Stated task:
Output the material beneath this task exactly, images excluded.

Dataset excerpt:
:::

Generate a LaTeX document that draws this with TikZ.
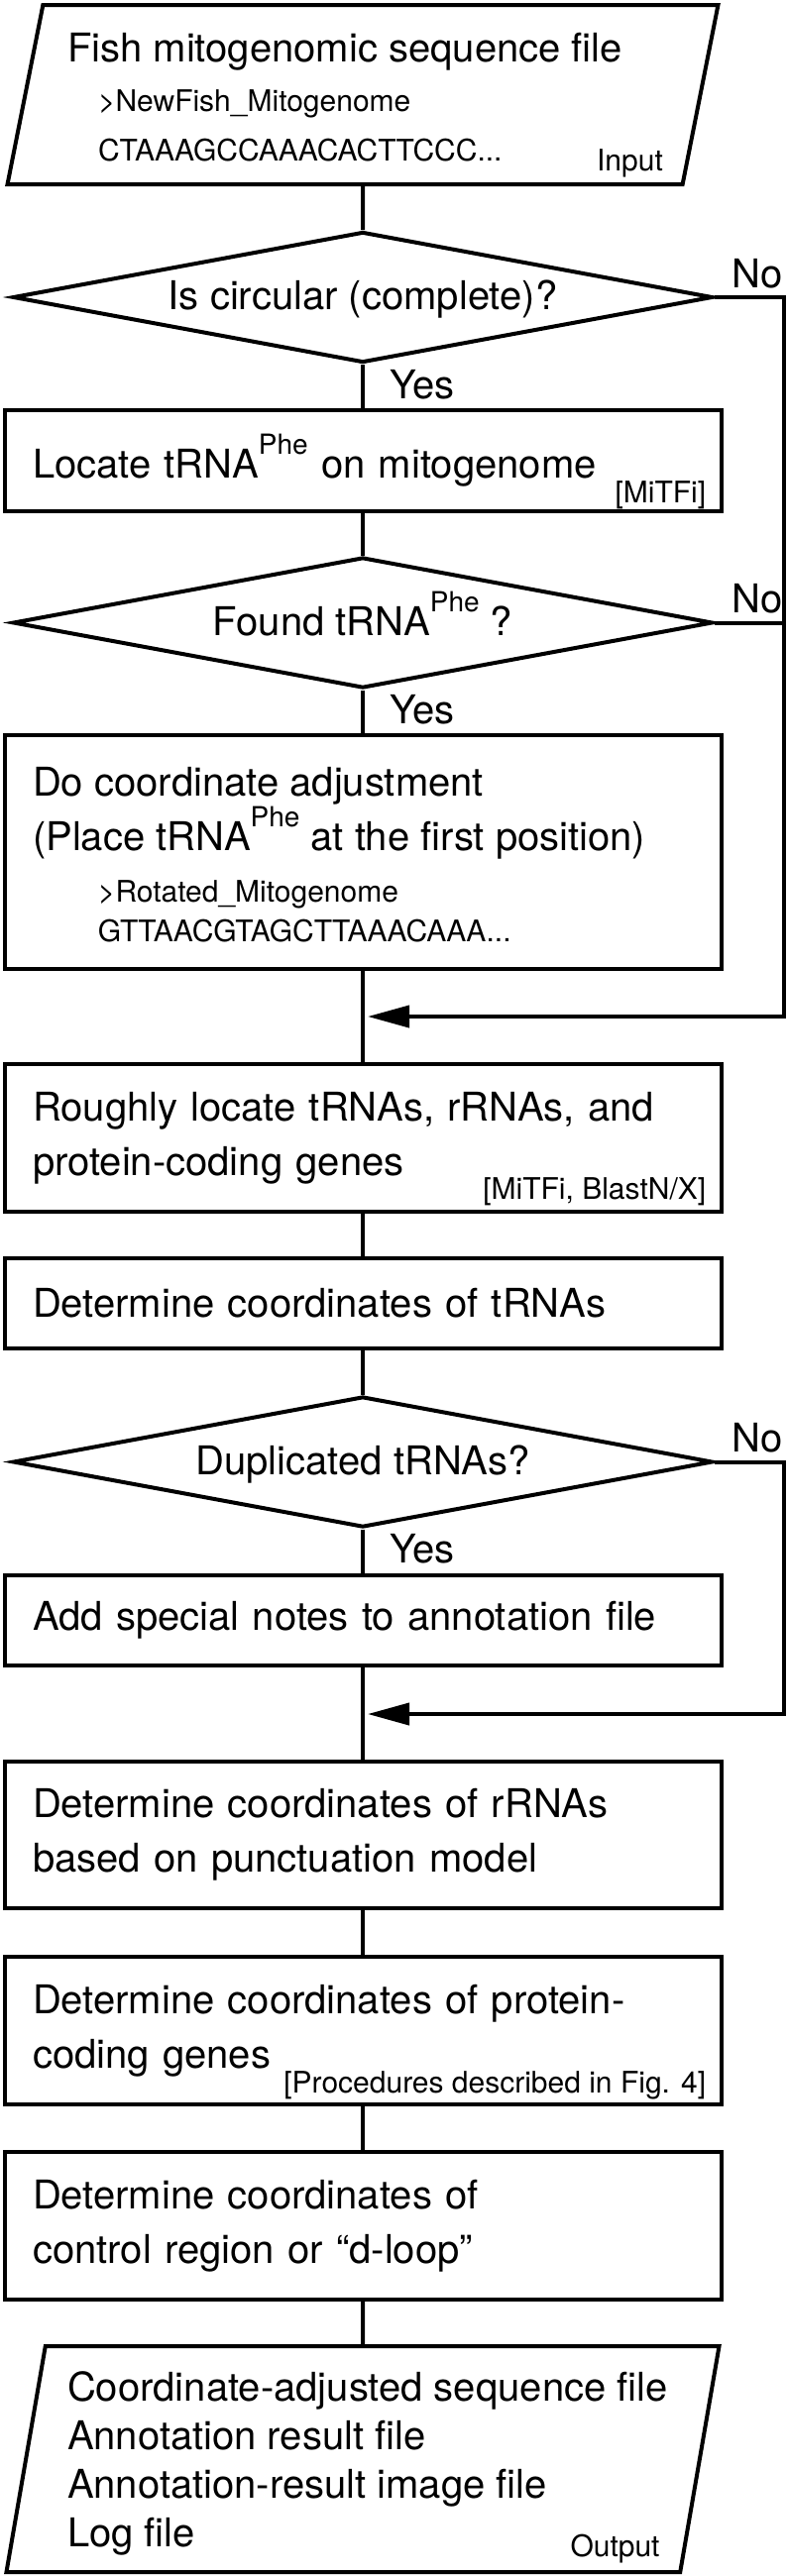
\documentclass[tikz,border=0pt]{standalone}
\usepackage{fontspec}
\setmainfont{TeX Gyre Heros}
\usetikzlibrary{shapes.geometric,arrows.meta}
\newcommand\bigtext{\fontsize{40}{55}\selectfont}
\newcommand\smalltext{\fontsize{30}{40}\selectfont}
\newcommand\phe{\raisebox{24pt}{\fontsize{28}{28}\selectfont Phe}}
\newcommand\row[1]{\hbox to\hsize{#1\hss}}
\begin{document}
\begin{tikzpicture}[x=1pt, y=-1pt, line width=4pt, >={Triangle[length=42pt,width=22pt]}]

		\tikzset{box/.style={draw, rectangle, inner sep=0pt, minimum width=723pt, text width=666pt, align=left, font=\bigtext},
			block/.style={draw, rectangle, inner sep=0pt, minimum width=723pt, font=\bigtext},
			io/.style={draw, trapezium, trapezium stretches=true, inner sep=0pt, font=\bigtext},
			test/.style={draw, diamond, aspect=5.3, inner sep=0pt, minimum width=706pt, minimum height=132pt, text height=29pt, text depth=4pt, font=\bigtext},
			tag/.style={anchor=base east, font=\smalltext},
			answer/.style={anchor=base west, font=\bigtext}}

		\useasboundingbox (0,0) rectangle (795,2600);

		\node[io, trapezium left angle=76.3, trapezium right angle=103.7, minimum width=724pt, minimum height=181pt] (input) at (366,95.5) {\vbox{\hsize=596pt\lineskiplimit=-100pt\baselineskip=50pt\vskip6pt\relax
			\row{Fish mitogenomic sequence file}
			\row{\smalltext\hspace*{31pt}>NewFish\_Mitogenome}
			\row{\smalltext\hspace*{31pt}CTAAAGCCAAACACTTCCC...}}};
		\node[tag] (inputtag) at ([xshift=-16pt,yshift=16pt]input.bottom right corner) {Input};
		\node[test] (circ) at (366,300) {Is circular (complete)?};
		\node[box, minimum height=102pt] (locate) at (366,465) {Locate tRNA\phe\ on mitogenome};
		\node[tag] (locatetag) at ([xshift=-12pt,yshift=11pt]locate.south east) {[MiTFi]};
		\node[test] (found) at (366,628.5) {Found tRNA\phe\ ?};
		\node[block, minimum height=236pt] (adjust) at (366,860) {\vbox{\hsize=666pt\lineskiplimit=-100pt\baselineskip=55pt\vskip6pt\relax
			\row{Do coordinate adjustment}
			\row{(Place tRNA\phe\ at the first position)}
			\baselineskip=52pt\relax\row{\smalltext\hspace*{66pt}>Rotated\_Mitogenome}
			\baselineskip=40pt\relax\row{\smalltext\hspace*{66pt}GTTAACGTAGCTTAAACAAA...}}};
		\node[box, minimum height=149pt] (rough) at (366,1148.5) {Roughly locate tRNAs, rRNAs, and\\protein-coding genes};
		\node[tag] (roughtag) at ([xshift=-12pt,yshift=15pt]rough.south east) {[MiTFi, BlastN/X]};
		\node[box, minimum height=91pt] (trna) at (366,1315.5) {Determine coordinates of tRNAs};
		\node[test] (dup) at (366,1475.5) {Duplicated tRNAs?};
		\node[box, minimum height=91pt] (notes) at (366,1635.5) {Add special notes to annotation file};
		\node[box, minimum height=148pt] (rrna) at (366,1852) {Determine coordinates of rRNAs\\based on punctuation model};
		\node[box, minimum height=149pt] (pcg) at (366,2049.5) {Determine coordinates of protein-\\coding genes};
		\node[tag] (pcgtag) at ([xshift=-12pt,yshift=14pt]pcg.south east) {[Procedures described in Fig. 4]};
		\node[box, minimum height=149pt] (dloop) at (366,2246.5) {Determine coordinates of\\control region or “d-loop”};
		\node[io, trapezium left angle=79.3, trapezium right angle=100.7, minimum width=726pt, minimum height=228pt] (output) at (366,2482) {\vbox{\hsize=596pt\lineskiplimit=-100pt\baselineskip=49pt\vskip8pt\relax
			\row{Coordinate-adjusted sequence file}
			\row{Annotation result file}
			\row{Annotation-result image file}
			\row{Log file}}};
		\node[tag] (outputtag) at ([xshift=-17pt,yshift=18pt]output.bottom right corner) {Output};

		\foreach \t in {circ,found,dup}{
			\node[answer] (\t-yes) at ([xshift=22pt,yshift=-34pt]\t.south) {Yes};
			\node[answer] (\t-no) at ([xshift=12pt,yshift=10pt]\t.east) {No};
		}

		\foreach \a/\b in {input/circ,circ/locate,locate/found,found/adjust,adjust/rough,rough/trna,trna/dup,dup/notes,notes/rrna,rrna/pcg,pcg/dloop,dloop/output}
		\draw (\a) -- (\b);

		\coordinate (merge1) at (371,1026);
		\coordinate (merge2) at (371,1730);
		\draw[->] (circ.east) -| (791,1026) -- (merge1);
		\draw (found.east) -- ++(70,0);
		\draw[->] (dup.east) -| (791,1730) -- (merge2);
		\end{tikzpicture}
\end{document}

:::

Output:
Generate a LaTeX document that draws this with TikZ.
\documentclass[tikz,border=0pt]{standalone}
\usepackage{fontspec}
\setmainfont{TeX Gyre Heros}
\usetikzlibrary{shapes.geometric,arrows.meta}
\newcommand\bigtext{\fontsize{40}{55}\selectfont}
\newcommand\smalltext{\fontsize{30}{40}\selectfont}
\newcommand\phe{\raisebox{24pt}{\fontsize{28}{28}\selectfont Phe}}
\newcommand\row[1]{\hbox to\hsize{#1\hss}}
\begin{document}
\begin{tikzpicture}[x=1pt, y=-1pt, line width=4pt, >={Triangle[length=42pt,width=22pt]}]

		\tikzset{box/.style={draw, rectangle, inner sep=0pt, minimum width=723pt, text width=666pt, align=left, font=\bigtext},
			block/.style={draw, rectangle, inner sep=0pt, minimum width=723pt, font=\bigtext},
			io/.style={draw, trapezium, trapezium stretches=true, inner sep=0pt, font=\bigtext},
			test/.style={draw, diamond, aspect=5.3, inner sep=0pt, minimum width=706pt, minimum height=132pt, text height=29pt, text depth=4pt, font=\bigtext},
			tag/.style={anchor=base east, font=\smalltext},
			answer/.style={anchor=base west, font=\bigtext}}

		\useasboundingbox (0,0) rectangle (795,2600);

		\node[io, trapezium left angle=76.3, trapezium right angle=103.7, minimum width=724pt, minimum height=181pt] (input) at (366,95.5) {\vbox{\hsize=596pt\lineskiplimit=-100pt\baselineskip=50pt\vskip6pt\relax
			\row{Fish mitogenomic sequence file}
			\row{\smalltext\hspace*{31pt}>NewFish\_Mitogenome}
			\row{\smalltext\hspace*{31pt}CTAAAGCCAAACACTTCCC...}}};
		\node[tag] (inputtag) at ([xshift=-16pt,yshift=16pt]input.bottom right corner) {Input};
		\node[test] (circ) at (366,300) {Is circular (complete)?};
		\node[box, minimum height=102pt] (locate) at (366,465) {Locate tRNA\phe\ on mitogenome};
		\node[tag] (locatetag) at ([xshift=-12pt,yshift=11pt]locate.south east) {[MiTFi]};
		\node[test] (found) at (366,628.5) {Found tRNA\phe\ ?};
		\node[block, minimum height=236pt] (adjust) at (366,860) {\vbox{\hsize=666pt\lineskiplimit=-100pt\baselineskip=55pt\vskip6pt\relax
			\row{Do coordinate adjustment}
			\row{(Place tRNA\phe\ at the first position)}
			\baselineskip=52pt\relax\row{\smalltext\hspace*{66pt}>Rotated\_Mitogenome}
			\baselineskip=40pt\relax\row{\smalltext\hspace*{66pt}GTTAACGTAGCTTAAACAAA...}}};
		\node[box, minimum height=149pt] (rough) at (366,1148.5) {Roughly locate tRNAs, rRNAs, and\\protein-coding genes};
		\node[tag] (roughtag) at ([xshift=-12pt,yshift=15pt]rough.south east) {[MiTFi, BlastN/X]};
		\node[box, minimum height=91pt] (trna) at (366,1315.5) {Determine coordinates of tRNAs};
		\node[test] (dup) at (366,1475.5) {Duplicated tRNAs?};
		\node[box, minimum height=91pt] (notes) at (366,1635.5) {Add special notes to annotation file};
		\node[box, minimum height=148pt] (rrna) at (366,1852) {Determine coordinates of rRNAs\\based on punctuation model};
		\node[box, minimum height=149pt] (pcg) at (366,2049.5) {Determine coordinates of protein-\\coding genes};
		\node[tag] (pcgtag) at ([xshift=-12pt,yshift=14pt]pcg.south east) {[Procedures described in Fig. 4]};
		\node[box, minimum height=149pt] (dloop) at (366,2246.5) {Determine coordinates of\\control region or “d-loop”};
		\node[io, trapezium left angle=79.3, trapezium right angle=100.7, minimum width=726pt, minimum height=228pt] (output) at (366,2482) {\vbox{\hsize=596pt\lineskiplimit=-100pt\baselineskip=49pt\vskip8pt\relax
			\row{Coordinate-adjusted sequence file}
			\row{Annotation result file}
			\row{Annotation-result image file}
			\row{Log file}}};
		\node[tag] (outputtag) at ([xshift=-17pt,yshift=18pt]output.bottom right corner) {Output};

		\foreach \t in {circ,found,dup}{
			\node[answer] (\t-yes) at ([xshift=22pt,yshift=-34pt]\t.south) {Yes};
			\node[answer] (\t-no) at ([xshift=12pt,yshift=10pt]\t.east) {No};
		}

		\foreach \a/\b in {input/circ,circ/locate,locate/found,found/adjust,adjust/rough,rough/trna,trna/dup,dup/notes,notes/rrna,rrna/pcg,pcg/dloop,dloop/output}
		\draw (\a) -- (\b);

		\coordinate (merge1) at (371,1026);
		\coordinate (merge2) at (371,1730);
		\draw[->] (circ.east) -| (791,1026) -- (merge1);
		\draw (found.east) -- ++(70,0);
		\draw[->] (dup.east) -| (791,1730) -- (merge2);
		\end{tikzpicture}
\end{document}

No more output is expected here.